Ocean Partners is also a person closely associated with Brent Omland, a Director of Canadian Copper. Mr. Omland is Chief Executive Officer of Ocean Partners and holds a minority stake in, and is a director of, Ocean Partners’ parent entity.
Ocean Partners’ participation in the Private Placement will require minority shareholder approval.
Multilateral Instrument 61-101 – Protection of Minority Security Holders (“MI 61-101”)
The Company is exempt from the requirements of MI 61-101 to obtain a formal valuation and minority shareholder approval in connection with the Private Placement with Ocean Partners in reliance on section 5.5(c) of MI 61-101.
Specifically, the Private Placement is a distribution of securities for cash and neither the Company, Ocean Partners or Brent Omland have knowledge of any material information concerning the Company or its securities that has not been generally disclosed.

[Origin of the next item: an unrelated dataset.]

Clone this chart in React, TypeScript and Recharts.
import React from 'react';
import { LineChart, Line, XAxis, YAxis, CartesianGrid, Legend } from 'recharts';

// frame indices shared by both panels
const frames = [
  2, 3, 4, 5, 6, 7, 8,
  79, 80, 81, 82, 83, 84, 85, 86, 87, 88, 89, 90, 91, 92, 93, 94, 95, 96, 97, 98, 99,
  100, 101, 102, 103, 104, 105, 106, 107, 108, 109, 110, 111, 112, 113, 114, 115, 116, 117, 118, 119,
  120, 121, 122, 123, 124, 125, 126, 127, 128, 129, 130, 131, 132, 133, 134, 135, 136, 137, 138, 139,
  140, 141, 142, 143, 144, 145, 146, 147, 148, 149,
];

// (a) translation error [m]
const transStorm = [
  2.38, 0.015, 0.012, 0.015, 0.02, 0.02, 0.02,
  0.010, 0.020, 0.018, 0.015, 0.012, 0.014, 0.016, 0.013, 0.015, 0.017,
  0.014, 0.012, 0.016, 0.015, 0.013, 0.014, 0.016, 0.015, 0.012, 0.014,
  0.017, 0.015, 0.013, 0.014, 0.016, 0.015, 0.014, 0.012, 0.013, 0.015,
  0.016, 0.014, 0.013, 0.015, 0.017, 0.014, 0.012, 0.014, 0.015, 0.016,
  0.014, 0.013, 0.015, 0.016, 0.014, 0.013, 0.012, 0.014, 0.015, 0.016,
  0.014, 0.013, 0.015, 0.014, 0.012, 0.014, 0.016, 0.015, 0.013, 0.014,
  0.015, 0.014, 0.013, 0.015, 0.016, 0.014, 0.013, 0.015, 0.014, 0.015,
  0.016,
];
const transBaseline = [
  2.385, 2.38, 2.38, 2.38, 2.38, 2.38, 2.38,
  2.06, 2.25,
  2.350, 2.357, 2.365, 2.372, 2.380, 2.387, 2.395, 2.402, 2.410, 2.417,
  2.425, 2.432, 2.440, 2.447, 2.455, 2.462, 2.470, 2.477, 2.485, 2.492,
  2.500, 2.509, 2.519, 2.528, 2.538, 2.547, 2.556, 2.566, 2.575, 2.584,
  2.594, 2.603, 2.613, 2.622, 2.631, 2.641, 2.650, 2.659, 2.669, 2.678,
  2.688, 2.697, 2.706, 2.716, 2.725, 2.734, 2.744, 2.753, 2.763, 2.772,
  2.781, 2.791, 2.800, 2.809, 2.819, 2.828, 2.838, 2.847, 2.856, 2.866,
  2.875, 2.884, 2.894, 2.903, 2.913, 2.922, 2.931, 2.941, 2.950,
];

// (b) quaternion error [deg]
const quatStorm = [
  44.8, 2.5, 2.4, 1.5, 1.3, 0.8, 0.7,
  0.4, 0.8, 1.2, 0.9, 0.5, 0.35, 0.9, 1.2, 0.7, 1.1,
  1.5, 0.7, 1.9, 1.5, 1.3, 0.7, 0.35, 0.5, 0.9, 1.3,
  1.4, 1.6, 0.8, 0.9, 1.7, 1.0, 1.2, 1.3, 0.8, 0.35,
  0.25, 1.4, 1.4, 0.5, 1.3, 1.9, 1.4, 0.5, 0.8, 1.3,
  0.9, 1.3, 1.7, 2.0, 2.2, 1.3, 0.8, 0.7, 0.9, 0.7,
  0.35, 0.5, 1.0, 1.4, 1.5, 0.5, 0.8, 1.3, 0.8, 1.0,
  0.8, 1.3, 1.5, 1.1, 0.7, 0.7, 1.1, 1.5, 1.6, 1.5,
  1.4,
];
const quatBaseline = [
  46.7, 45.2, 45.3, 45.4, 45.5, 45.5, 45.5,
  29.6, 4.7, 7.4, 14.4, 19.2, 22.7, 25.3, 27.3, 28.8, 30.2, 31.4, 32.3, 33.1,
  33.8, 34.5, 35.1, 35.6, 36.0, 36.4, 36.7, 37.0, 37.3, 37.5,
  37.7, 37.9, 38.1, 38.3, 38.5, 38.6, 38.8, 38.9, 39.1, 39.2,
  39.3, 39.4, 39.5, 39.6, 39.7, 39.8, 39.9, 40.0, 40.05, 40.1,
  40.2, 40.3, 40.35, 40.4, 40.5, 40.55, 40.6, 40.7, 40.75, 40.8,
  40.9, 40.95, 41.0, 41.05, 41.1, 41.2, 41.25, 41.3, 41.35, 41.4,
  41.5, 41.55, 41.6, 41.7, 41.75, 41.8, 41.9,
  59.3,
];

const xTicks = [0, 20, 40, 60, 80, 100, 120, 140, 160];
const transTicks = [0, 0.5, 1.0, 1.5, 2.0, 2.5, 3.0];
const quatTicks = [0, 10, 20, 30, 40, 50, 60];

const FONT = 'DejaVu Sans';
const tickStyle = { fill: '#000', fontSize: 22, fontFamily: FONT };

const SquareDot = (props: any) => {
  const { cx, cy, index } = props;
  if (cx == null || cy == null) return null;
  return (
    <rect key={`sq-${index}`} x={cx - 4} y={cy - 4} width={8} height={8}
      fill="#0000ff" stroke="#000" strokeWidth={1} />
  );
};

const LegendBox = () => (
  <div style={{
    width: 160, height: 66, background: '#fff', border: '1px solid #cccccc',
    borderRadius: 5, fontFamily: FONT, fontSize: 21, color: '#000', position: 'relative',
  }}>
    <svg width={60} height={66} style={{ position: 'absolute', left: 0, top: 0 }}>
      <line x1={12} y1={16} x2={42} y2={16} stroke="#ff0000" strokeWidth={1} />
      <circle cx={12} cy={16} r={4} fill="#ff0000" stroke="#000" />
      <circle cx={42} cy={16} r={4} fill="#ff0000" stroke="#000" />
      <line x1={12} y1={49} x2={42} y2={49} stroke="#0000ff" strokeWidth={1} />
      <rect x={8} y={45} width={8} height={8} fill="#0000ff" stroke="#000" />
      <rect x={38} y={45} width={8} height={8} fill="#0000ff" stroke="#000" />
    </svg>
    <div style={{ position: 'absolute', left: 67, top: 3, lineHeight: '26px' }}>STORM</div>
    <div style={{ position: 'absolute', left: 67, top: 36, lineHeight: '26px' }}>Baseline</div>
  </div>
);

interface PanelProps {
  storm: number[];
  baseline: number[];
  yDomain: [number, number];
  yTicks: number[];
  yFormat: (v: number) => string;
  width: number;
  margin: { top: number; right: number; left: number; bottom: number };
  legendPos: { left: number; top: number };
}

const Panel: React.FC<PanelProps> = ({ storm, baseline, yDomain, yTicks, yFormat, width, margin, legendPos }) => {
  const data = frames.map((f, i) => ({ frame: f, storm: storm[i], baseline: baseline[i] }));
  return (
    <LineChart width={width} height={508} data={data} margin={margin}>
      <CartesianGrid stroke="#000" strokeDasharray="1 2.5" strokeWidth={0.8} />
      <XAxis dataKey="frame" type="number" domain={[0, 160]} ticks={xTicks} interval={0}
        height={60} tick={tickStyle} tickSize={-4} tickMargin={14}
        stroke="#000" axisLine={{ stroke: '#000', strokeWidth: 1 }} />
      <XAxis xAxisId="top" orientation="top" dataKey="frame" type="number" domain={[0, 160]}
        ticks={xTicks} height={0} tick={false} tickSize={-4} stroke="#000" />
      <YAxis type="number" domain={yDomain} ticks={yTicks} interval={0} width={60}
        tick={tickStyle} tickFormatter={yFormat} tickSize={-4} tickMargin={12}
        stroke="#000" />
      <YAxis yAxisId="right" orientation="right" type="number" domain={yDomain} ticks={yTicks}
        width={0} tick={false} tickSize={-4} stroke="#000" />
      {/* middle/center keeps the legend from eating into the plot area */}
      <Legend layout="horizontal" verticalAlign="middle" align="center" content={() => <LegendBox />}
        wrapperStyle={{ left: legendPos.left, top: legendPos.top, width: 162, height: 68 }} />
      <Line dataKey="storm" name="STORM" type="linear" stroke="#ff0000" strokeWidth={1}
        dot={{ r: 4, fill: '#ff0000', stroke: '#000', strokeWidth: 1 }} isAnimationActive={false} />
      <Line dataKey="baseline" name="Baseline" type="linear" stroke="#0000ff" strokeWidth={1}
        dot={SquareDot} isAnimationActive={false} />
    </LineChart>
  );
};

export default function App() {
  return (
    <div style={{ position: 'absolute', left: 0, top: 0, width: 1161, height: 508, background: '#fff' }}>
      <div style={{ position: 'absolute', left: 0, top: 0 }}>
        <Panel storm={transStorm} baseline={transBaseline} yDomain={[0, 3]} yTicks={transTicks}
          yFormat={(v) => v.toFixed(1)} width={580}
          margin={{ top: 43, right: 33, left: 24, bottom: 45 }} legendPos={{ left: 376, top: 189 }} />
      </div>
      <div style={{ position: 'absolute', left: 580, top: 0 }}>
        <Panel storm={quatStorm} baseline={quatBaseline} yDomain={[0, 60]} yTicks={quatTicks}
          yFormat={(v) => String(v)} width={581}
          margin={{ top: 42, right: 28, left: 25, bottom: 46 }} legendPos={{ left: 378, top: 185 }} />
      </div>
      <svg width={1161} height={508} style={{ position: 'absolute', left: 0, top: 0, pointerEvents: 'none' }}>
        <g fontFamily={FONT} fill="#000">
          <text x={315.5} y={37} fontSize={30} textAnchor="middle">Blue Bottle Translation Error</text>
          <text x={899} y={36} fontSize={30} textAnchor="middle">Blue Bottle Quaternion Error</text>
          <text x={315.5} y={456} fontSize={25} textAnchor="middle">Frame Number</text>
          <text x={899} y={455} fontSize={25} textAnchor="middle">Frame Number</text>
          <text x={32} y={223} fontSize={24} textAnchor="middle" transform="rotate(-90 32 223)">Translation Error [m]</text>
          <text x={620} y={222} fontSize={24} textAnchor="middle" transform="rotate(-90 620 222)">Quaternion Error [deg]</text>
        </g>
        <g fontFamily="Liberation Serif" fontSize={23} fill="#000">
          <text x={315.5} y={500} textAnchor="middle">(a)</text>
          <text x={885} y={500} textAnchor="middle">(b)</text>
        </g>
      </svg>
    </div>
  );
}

The Company is required to obtain minority shareholder approval for Ocean Partners’ participation in the Private Placement by a majority of “disinterested shareholders” as defined in MI 61-101. Additionally, pursuant to policies of the CSE, the Private Placement with respect to Ocean Partners is being treated as a “non-arm’s length” transaction, and will also require shareholder approval by a majority of “disinterested shareholders” as defined in MI 61-101.

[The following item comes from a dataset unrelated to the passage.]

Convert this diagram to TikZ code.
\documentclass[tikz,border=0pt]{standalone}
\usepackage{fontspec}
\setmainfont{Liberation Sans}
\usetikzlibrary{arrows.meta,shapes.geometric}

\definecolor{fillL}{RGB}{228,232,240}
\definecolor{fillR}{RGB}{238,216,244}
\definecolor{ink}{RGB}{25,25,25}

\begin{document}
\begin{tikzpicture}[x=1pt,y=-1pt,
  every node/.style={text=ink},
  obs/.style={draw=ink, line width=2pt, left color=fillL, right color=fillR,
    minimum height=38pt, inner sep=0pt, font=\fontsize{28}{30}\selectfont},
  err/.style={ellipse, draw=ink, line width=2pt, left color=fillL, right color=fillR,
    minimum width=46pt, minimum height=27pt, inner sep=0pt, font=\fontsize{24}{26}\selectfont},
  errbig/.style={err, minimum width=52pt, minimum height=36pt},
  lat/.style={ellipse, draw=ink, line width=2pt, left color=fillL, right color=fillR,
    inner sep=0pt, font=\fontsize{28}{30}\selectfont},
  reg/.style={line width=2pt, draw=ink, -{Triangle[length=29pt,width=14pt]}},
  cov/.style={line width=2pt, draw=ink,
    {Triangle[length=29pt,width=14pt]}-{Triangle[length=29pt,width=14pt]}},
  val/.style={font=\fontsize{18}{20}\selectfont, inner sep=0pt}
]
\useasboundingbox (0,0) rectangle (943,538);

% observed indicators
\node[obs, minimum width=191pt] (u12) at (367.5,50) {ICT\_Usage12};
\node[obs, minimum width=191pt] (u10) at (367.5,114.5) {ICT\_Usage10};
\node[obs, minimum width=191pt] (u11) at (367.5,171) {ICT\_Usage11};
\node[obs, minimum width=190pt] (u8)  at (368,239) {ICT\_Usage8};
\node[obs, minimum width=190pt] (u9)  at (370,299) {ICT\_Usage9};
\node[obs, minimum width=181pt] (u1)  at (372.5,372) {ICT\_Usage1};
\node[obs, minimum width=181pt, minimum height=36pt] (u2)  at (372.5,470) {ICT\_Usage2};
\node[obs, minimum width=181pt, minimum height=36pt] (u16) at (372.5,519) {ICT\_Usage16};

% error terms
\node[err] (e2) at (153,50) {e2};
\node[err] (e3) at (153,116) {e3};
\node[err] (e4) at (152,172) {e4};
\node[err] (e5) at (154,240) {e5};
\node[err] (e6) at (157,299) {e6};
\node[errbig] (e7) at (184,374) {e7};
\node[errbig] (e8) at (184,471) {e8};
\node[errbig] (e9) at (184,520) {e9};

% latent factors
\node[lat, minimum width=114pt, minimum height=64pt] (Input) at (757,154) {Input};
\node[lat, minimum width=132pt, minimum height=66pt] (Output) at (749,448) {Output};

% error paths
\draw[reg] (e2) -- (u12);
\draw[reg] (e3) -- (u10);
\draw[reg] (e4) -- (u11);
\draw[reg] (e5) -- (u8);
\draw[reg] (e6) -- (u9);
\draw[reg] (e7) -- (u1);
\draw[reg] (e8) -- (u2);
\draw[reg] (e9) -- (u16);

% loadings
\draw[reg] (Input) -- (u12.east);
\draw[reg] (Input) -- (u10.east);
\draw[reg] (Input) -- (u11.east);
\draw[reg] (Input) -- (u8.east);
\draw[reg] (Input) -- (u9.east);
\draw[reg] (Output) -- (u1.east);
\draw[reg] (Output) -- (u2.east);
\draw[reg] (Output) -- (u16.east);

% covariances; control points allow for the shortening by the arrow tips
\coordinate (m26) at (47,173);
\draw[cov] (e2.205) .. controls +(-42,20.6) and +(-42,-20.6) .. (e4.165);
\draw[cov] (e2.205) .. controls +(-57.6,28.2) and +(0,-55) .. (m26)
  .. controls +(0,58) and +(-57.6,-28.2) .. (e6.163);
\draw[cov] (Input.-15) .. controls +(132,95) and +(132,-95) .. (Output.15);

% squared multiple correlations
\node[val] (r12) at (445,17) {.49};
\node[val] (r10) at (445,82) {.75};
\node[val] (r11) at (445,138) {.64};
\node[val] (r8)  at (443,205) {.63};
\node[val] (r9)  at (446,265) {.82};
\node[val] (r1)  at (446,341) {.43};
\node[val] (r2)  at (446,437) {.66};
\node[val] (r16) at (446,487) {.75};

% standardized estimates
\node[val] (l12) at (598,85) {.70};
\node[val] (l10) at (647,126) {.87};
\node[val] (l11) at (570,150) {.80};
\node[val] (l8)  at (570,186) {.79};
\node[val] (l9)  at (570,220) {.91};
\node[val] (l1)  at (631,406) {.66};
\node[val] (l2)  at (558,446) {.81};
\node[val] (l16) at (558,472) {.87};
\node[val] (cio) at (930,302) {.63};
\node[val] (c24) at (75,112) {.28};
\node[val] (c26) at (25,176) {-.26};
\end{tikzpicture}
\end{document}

Notice of Special Meeting of Shareholders
The Company has called for a Special Meeting of its Shareholders to consider, among other things, Ocean Partners’ participation in the Private Placement resulting in Ocean Partners becoming a Control Person, to be held on November 10th, 2025 at 11:00 a.m. (Toronto time). Shareholders of record at the close of business at 5:00 p.m. (Toronto time) on September 23, 2025 will be entitled to vote at the meeting.
About Canadian Copper Inc.
Canadian Copper is a Canadian-based mineral exploration and development company with defined copper and other base metals resources. The Company is focused on the prolific Bathurst Mining Camp (BMC) of New Brunswick, Canada. There are currently 105,031,836 shares issued and outstanding in the Company.